The Golden Rule of Christmas

I’ve learned that people will forget what you said, people will forget what you did, but people will never forget how you made them feel.  Maya Angelou.

A new year begins.

There is a wonderful book by Anne Tyler, Dinner at the Homesick Restaurant, and that title describes how I often feel when Christmas comes round each year. Having been imprinted on a cold, snowy Christmas for years as a child, I have now, for many, many years  been living in a climate where Christmas is usually sweltering hot and somehow it still never does feel quite ‘right’.  For me, along with the current joys, this time of year is also always a time of unexplained ‘homesickness’ of Christmases past.

This Christmas was special with a new baby and a toddler to share the joys of our family’s Christmas and it is comforting to know that I am now contributing to the future memories of these little people …and how important it is in making good lifetime memories of love and happiness of how Christmas is supposed to ‘feel’, just as I experienced with my family all those years ago when I was a toddler having my first Christmases.

It seems to be popular nowadays for people to denounce religion and wear their atheism as some sort of badge of courage or perhaps, identity. Meanwhile, Time Magazine has declared Pope Francis as the Person of the Year in its annual feature issue for the closing of 2013.

And Christmas, too, seems to have a life outside religion with these declared atheists joining in Christmas cheer, Christmas holidays and Christmas gift giving. So far, Christianity is holding its own against the political correctness that tries to remove Christmas cheer from our classrooms and streetscapes in some sort of misguided attempt to sacrifice a country’s religious customs for fear they will ostracize non-Christians.
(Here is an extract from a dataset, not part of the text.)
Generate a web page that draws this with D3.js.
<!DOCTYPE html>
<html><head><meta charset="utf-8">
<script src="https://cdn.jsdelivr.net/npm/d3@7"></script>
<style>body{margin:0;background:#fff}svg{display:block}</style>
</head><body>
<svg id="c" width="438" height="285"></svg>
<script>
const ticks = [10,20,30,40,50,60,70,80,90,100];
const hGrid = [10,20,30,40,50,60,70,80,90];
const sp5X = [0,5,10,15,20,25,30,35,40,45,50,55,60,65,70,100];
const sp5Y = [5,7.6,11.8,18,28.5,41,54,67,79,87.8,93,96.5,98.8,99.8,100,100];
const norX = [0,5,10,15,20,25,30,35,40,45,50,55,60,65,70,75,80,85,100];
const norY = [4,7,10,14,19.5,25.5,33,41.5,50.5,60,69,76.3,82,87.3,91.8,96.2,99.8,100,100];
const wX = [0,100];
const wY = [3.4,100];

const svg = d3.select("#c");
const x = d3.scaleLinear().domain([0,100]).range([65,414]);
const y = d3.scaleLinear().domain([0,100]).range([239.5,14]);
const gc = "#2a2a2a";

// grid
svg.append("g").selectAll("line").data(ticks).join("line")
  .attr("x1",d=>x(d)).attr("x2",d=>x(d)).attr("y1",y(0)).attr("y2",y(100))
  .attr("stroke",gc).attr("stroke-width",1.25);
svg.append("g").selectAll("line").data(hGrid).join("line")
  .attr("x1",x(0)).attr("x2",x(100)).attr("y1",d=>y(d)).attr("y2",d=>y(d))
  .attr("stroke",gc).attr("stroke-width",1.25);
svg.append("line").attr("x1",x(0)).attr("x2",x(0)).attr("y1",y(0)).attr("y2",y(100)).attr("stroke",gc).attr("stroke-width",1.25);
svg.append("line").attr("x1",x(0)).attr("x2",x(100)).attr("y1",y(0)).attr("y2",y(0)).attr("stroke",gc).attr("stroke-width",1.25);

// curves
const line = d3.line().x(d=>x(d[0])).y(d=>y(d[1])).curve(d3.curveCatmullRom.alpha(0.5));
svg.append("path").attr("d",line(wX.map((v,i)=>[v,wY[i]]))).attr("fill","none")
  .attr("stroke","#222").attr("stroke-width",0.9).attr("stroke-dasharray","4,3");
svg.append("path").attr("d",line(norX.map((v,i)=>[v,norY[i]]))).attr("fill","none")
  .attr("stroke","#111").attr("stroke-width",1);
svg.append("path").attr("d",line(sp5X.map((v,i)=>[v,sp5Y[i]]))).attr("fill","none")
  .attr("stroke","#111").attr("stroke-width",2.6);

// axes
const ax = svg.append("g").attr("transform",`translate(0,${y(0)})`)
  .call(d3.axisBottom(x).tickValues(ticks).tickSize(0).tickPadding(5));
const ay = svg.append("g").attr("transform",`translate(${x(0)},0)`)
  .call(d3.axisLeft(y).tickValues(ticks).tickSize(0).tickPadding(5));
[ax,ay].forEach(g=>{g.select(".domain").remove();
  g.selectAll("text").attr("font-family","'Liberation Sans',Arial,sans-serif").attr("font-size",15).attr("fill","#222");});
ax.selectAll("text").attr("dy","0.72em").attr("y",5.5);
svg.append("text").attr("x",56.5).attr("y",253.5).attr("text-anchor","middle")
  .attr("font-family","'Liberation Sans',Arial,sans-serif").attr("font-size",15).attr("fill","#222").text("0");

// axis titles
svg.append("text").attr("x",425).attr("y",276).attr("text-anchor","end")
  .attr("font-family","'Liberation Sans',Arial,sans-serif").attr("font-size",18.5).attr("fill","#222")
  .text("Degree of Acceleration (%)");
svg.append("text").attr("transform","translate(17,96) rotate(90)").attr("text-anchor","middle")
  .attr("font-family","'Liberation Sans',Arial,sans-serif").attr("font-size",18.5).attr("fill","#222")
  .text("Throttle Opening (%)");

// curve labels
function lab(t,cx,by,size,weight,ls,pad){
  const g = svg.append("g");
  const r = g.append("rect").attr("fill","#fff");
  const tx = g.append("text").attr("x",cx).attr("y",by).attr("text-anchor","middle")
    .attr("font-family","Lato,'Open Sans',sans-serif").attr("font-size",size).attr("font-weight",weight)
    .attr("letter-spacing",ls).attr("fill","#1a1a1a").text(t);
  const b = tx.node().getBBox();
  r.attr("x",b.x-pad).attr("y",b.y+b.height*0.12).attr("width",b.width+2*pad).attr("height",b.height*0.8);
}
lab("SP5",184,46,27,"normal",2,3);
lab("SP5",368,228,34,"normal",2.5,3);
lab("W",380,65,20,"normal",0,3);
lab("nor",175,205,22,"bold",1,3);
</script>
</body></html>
We went to the children’s Christmas Eve service of our local church. It was a lovely hour of children re-telling the Christmas story with humour and good will, and the church was packed with people and families of all ages, and all colours in a welcoming environment of Christian song, prayer and fellowship. It felt good to be there. It’s hard to explain but there is a ‘niceness’ to that experience. I felt sorry for the many little children in today’s society who won’t get a chance to experience a church service because their parents will never take them.

At the end of the day, religion is not about hellfire and brimstone, or about insisting that religious parables must take precedence over scientific fact. Religion is more about teaching the ethic of reciprocity, the golden rule that we should treat others as we would like them to treat us.
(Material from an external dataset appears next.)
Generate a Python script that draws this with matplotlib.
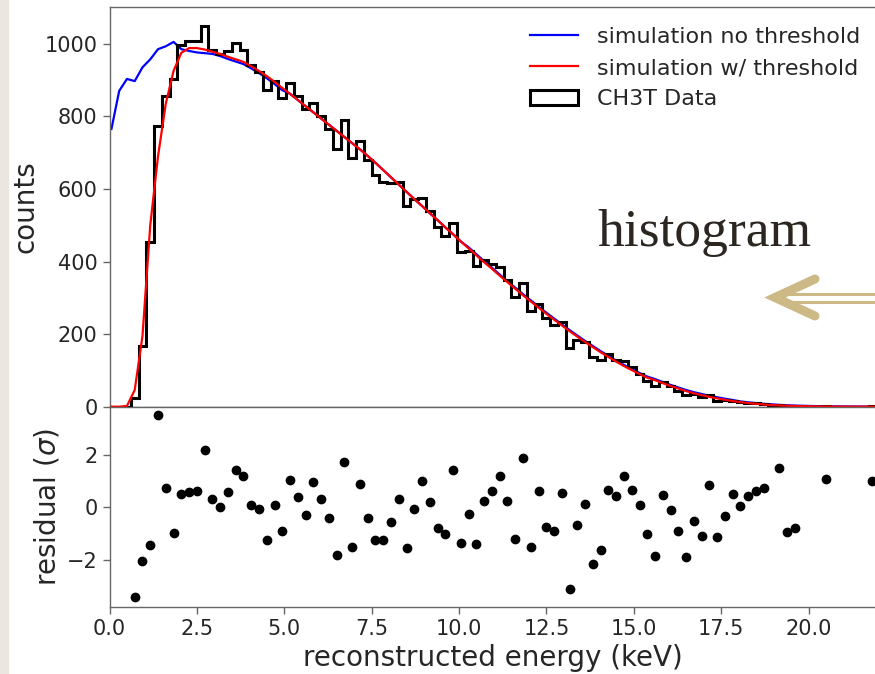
import numpy as np
import matplotlib
matplotlib.use('Agg')
import matplotlib.pyplot as plt
from matplotlib.patches import Rectangle

plt.rcParams['font.family'] = ['DejaVu Sans']
plt.rcParams['axes.unicode_minus'] = True

# binning of the reconstructed energy (keV)
bin_start = -0.056
bin_width = 0.2222
n_bins = 108

# CH3T data counts per bin
data_counts = [0, 0, 0,
               23, 166, 453, 773, 856, 902, 996, 1008, 1008, 1048, 984, 973, 980, 1002, 984, 941,
               923, 873, 898, 851, 893, 856, 819, 838, 802, 765, 709, 790, 685, 733, 680, 639, 620, 617,
               619, 554, 571, 576, 538, 496, 471, 506, 426, 430, 388, 403, 392, 384, 348, 303, 340, 264, 283, 244,
               226, 232, 163, 183, 179, 136, 130, 145, 129, 125, 108, 91, 71, 57, 69, 56, 44, 31, 34, 26,
               31, 17, 18, 17, 13, 11, 10, 8,
               0, 4, 1, 1, 0, 0, 0, 3, 0, 0, 0, 0, 0, 1,
               0, 0, 0, 0, 0, 0, 0, 0, 0]

# simulation without threshold
sim_no_thr = [765, 870, 903, 897, 935, 957, 985, 993, 1005, 985, 980, 976, 974,
              972, 966, 958, 951, 944, 932, 919, 905, 889, 872,
              862, 845, 828, 811, 794, 777, 760, 743, 726, 709, 691, 672, 652, 632, 612, 592, 572, 553, 533, 514,
              494, 475, 455,
              439, 420, 401, 383, 364, 346, 328, 310, 293, 276, 259, 243, 227, 211, 196, 181, 167, 153, 140, 127,
              115, 104, 93, 83, 76, 68, 60, 53, 46, 40, 35, 30, 26, 22, 18.5,
              14.5, 12, 10, 8, 6.5, 5, 4, 3, 2.5, 2, 1.5, 1.2, 0.9, 0.7, 0.5, 0.4, 0.3, 0.2, 0.15, 0.1,
              0.05, 0, 0, 0, 0, 0, 0]

# simulation with threshold
sim_thr = [0, 0, 2,
           46, 195, 500, 690, 835, 925, 975, 988, 988, 984,
           978, 972, 964, 957, 950, 938, 925, 911, 895, 878,
           862, 845, 828, 811, 794, 777, 760, 743, 726, 709, 691, 672, 652, 632,
           612, 592, 572, 553, 533, 514, 494, 475, 455, 436, 417, 398, 380, 361, 343, 325, 307, 290, 273, 256,
           240, 224, 208, 193, 178, 164, 150, 137, 124, 112, 101, 90, 80,
           73, 65, 57, 50, 43, 37, 32, 27, 23, 19, 15.5, 12.5, 10, 8, 6, 4.5, 3.5, 2.6, 2, 1.5,
           1.1, 0.8, 0.6, 0.45, 0.3, 0.2, 0.15, 0.1, 0.07,
           0.05, 0.03, 0.02, 0.01, 0, 0, 0, 0, 0]

nan = np.nan
# residual in sigma per bin (nan = no point)
residual = [nan, nan, nan,
            -3.43, -2.07, -1.43, 3.52, 0.72, -0.97, 0.51, 0.56, 0.63, 2.18,
            0.30, 0.0, 0.58, 1.40, 1.19, 0.09, -0.08, -1.27, 0.09, -0.90,
            1.04, 0.37, -0.32, 0.95, 0.30, -0.42, -1.84, 1.73, -1.52, 0.89,
            -0.43, -1.27, -1.27, -0.58, 0.30, -1.57, -0.06, 0.99, 0.20, -0.80,
            -1.04, 1.41, -1.38, -0.27, -1.42, 0.25, 0.61, 1.19,
            0.25, -1.22, 1.89, -1.52, 0.63, -0.75, -0.90, 0.52, -3.11, -0.69,
            0.10, -2.16, -1.64, 0.67, 0.41, 1.19, 0.67, 0.09, -1.02, -1.85,
            0.46, -0.11, -0.90, -1.90, -0.53, -1.10, 0.83, -1.16, -0.33, 0.51,
            0.04, 0.44, 0.62, 0.72,
            nan, 1.51, -0.95, -0.79, nan, nan, nan, 1.09, nan, nan, nan, nan, nan, 0.99,
            nan, nan, nan, nan, nan, nan, nan, nan, nan]

edges = bin_start + bin_width * np.arange(n_bins + 1)
centers = 0.5 * (edges[:-1] + edges[1:])

W, H = 875, 674
fig = plt.figure(figsize=(W / 100, H / 100), dpi=100)
fig.patch.set_facecolor('white')
fig.patches.append(Rectangle((0, 0), 8 / W, 1, transform=fig.transFigure,
                             color='#ebe7df', zorder=0))

# axes run past the right edge of the slide crop
x0 = 109.5
px_per_kev = 34.95
xmax = 21.95
ax_w = xmax * px_per_kev / W
ax1 = fig.add_axes([x0 / W, (H - 406.7) / H, ax_w, 400 / H])
ax2 = fig.add_axes([x0 / W, (H - 606.7) / H, ax_w, 200 / H], sharex=ax1)

tick_col = '#262626'
for ax in (ax1, ax2):
    for sp in ax.spines.values():
        sp.set_color('#666666')
        sp.set_linewidth(1.0)
    ax.spines['right'].set_visible(False)
    ax.tick_params(labelsize=15, colors=tick_col, color='#666666', length=5, width=1)

l_no, = ax1.plot(centers, sim_no_thr, color='blue', lw=1.6, label='simulation no threshold')
l_thr, = ax1.plot(centers, sim_thr, color='red', lw=1.6, label='simulation w/ threshold', zorder=4)
_, _, hpatch = ax1.hist(centers, bins=edges, weights=data_counts, histtype='step',
                        color='black', lw=2.2, label='CH3T Data', zorder=3)
ax1.set_xlim(0, xmax)
ax1.set_ylim(0, 1102)
ax1.set_yticks([0, 200, 400, 600, 800, 1000])
ax1.tick_params(axis='x', bottom=False, labelbottom=False)
ax1.set_ylabel('counts', fontsize=20, color=tick_col)

ax1.legend(handles=[l_no, l_thr, hpatch[0]], frameon=False, fontsize=16,
           loc='upper left', bbox_to_anchor=(521 / W, (H - 18) / H),
           bbox_transform=fig.transFigure, borderaxespad=0,
           handlelength=2.16, handletextpad=0.86, labelspacing=0.5,
           labelcolor=tick_col)

ax2.plot(centers, residual, 'o', color='black', ms=6, clip_on=False)
ax2.set_ylim(-3.8, 3.83)
ax2.set_yticks([-2, 0, 2])
ax2.set_xticks([0, 2.5, 5, 7.5, 10, 12.5, 15, 17.5, 20])
ax2.set_xticklabels(['0.0', '2.5', '5.0', '7.5', '10.0', '12.5', '15.0', '17.5', '20.0'])
ax2.set_xlabel('reconstructed energy (keV)', fontsize=20, color=tick_col)
ax2.set_ylabel(r'residual ($\sigma$)', fontsize=20, color=tick_col)

# slide annotation overlay
ov = fig.add_axes([0, 0, 1, 1], facecolor='none')
ov.set_xlim(0, W)
ov.set_ylim(H, 0)
ov.axis('off')
ov.text(597, 246, 'histogram', fontsize=38.5, family='Liberation Serif',
        va='baseline', ha='left', color='#2b2720')
tan = '#ccb985'
ov.plot([815, 775, 815], [279, 297.5, 316], color=tan, lw=6.5,
        solid_capstyle='round', solid_joinstyle='miter')
ov.plot([790, W + 5], [293.5, 293.5], color=tan, lw=2.2)
ov.plot([790, W + 5], [301.5, 301.5], color=tan, lw=2.2)

fig.savefig('out.png', dpi=100)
My daily newspaper today had a disturbing story about the rising statistics of primary school aged children now involved in crime in our State, from graffiti to theft, arson, home invasions, even a murder. The worrying statistics are being blamed by poor parenting, violent video games and children growing up ‘too fast’ with adult concepts.

There seems to be an anger, an unrest, and a spitefulness across much of our society and I think the golden rule goes a long way towards addressing this dilemma. We need to give kids (and adults, too) the skills to get outside of their own heads and understand the feelings of other people so that they can understand and relate to the consequences of their actions.
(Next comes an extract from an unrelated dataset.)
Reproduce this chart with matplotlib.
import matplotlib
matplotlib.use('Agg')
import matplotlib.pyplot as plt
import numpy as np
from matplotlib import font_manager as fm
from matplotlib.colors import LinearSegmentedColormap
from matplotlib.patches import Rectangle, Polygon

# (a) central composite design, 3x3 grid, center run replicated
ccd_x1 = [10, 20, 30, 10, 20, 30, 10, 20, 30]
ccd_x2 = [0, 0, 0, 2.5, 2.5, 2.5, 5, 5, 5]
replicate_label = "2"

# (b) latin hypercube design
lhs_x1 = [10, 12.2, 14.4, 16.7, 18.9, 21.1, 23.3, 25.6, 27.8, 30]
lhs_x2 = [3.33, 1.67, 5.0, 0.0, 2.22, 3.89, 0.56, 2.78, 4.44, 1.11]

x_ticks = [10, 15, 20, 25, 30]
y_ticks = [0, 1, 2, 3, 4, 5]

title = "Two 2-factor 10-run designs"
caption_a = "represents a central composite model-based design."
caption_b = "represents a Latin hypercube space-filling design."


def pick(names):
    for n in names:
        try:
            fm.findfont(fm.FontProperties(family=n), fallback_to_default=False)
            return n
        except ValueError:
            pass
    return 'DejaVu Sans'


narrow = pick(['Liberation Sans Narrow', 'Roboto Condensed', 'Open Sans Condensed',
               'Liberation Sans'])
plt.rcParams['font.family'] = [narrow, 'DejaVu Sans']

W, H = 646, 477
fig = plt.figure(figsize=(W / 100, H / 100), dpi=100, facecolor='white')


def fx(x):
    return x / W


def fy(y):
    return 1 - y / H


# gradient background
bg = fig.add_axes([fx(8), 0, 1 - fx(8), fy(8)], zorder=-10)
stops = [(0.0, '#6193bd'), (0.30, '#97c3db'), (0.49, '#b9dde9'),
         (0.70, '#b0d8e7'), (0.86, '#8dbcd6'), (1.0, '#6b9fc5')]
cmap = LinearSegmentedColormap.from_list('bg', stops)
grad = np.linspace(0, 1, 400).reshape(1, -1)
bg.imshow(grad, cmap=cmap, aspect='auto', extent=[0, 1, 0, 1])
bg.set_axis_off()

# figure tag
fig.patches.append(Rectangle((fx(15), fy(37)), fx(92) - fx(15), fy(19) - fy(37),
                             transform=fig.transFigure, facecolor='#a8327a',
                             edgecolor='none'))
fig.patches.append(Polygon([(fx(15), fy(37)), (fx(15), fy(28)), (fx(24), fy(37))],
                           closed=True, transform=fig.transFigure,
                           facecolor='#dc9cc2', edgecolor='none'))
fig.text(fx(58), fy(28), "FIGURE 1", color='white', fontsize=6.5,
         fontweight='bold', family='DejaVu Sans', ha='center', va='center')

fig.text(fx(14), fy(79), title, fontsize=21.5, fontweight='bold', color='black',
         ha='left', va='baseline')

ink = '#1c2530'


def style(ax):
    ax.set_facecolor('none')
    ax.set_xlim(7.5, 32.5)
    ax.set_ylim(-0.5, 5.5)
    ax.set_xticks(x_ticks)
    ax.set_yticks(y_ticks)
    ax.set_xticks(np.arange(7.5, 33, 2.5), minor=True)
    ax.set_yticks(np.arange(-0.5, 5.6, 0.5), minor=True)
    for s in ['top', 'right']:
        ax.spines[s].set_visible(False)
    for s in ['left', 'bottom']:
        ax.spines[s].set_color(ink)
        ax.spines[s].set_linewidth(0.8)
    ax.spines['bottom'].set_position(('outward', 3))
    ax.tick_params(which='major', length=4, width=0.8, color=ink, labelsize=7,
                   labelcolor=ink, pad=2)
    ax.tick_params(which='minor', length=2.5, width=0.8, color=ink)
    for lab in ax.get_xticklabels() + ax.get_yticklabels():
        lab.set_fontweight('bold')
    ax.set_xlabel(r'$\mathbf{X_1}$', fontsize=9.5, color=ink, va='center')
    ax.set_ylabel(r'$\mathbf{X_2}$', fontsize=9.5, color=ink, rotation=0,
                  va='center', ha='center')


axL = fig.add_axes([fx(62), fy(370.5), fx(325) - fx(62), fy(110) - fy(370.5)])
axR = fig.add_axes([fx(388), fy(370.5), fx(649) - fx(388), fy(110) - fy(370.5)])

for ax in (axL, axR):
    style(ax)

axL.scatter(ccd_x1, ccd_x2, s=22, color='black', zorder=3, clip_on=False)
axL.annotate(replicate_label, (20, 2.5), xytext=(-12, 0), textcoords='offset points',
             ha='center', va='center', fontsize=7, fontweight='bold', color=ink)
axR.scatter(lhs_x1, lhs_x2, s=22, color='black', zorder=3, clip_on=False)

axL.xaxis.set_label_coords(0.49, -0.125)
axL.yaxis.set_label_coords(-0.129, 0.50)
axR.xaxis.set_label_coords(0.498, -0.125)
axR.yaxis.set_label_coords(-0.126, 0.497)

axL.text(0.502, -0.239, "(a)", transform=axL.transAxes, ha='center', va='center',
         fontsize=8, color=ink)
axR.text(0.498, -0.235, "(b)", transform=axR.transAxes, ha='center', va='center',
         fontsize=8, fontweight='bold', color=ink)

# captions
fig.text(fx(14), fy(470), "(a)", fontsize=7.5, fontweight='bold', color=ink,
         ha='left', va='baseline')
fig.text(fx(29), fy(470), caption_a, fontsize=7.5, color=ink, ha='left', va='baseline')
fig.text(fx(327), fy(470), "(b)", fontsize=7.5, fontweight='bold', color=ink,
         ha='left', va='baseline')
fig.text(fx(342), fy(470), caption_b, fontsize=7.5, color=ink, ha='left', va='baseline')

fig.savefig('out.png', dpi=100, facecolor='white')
In my community we have pathways and roads that have to be simultaneously shared by pedestrians, cyclists and cars. If all these groups approach their journey with the golden rule in mind, I suspect we would not have the element of selfish rudeness and recklessness that sometimes occurs.

In my community we have wonderful playgrounds for children to enjoy. One day I had to go to three different playgrounds to avoid ignorant dog owners exercising their dogs  and ignoring the signs which declare their pets should be on a lead at all times. If these people were familiar with the golden rule they would instantly appreciate that their pet should be on a lead with small children present at a playground.

It’s now a new year and it holds a wealth of promise for us all.

Let’s be grateful that our hearts can hold love, let’s try to listen and learn more than we ‘tell’, let’s be good parents, grandparents and friends, and let’s always do unto others as we would have them do unto ourselves in the cathedral of our being.

As the piece of string gets shorter as we travel life’s many roads, let’s move away from those self-centred people who are only about themselves, focussed only on their own achievements and needs, and instead find the many kind, truthful, and thoughtful people who are driven by ideas, creativity , helping  and sharing with others.

Let’s identify the ‘good people’ in our lives and then try and help our little people create the qualities those good people have.

Oh would some power the gift to give us, to see ourselves as others see us.